What is needed
Return the lines where the word "that" occurs.

Data shown
-- start --

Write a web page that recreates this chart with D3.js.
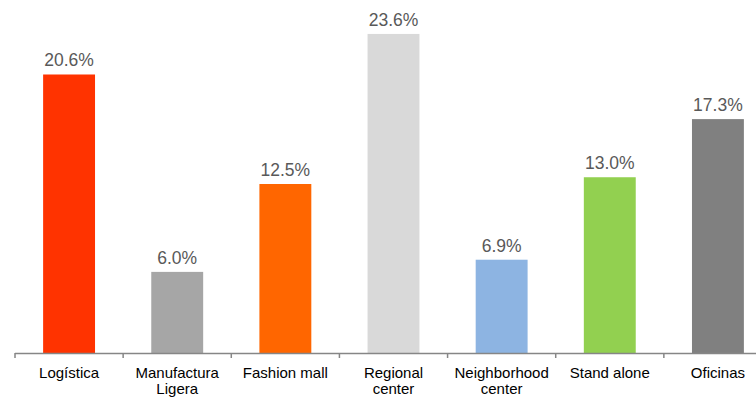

-- end --
-- start --

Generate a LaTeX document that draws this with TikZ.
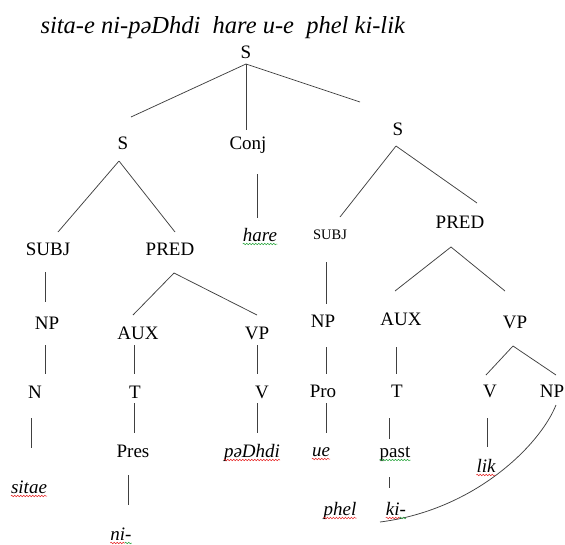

-- end --
-- start --

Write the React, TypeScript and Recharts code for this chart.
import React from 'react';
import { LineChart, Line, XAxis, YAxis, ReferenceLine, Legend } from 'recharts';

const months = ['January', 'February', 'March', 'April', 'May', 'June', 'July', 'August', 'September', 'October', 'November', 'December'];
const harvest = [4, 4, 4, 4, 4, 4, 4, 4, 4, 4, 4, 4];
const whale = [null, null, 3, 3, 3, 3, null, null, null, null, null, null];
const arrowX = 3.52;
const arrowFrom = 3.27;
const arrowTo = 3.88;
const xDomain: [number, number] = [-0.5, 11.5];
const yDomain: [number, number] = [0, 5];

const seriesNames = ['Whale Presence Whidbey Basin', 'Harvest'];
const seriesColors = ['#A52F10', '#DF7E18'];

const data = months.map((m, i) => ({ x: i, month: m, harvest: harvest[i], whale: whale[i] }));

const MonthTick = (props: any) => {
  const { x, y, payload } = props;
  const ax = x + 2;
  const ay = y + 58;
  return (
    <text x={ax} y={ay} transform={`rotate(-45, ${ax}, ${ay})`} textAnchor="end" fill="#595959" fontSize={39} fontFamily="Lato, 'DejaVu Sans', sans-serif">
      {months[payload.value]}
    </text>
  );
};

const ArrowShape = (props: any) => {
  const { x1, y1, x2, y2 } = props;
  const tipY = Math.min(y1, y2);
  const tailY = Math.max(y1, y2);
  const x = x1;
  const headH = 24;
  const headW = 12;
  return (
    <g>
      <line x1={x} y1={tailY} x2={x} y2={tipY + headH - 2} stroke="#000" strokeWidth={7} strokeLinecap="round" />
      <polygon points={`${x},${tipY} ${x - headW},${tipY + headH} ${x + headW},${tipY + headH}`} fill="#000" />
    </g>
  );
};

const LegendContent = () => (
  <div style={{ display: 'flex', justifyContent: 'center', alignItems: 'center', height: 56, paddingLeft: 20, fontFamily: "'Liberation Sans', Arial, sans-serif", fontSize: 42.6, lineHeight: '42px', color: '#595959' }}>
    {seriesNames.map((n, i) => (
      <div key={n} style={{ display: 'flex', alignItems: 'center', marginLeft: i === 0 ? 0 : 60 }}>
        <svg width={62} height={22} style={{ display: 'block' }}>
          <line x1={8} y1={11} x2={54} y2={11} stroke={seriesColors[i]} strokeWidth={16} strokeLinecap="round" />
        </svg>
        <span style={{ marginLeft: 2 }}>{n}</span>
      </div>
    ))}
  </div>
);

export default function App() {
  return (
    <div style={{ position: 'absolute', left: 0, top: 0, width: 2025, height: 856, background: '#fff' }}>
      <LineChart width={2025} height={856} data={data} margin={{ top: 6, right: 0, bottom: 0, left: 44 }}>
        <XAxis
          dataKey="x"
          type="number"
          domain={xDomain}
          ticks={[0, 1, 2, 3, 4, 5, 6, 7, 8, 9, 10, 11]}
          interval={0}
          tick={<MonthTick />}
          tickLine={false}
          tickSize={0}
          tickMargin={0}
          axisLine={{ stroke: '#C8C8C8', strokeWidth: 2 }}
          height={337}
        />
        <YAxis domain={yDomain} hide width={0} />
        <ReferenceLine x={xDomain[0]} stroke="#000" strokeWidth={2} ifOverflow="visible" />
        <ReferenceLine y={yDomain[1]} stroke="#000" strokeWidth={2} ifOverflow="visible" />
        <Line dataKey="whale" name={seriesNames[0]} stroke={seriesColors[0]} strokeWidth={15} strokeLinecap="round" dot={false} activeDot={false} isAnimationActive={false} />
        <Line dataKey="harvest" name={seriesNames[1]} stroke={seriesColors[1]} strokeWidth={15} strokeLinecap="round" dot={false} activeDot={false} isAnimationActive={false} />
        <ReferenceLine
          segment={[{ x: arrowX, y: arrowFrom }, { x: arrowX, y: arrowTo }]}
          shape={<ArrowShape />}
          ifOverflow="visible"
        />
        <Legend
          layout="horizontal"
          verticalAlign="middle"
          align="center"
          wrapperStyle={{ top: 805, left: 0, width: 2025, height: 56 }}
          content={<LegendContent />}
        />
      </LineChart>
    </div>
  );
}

-- end --

Reply
Write a web page that recreates this chart with D3.js.
Generate a LaTeX document that draws this with TikZ.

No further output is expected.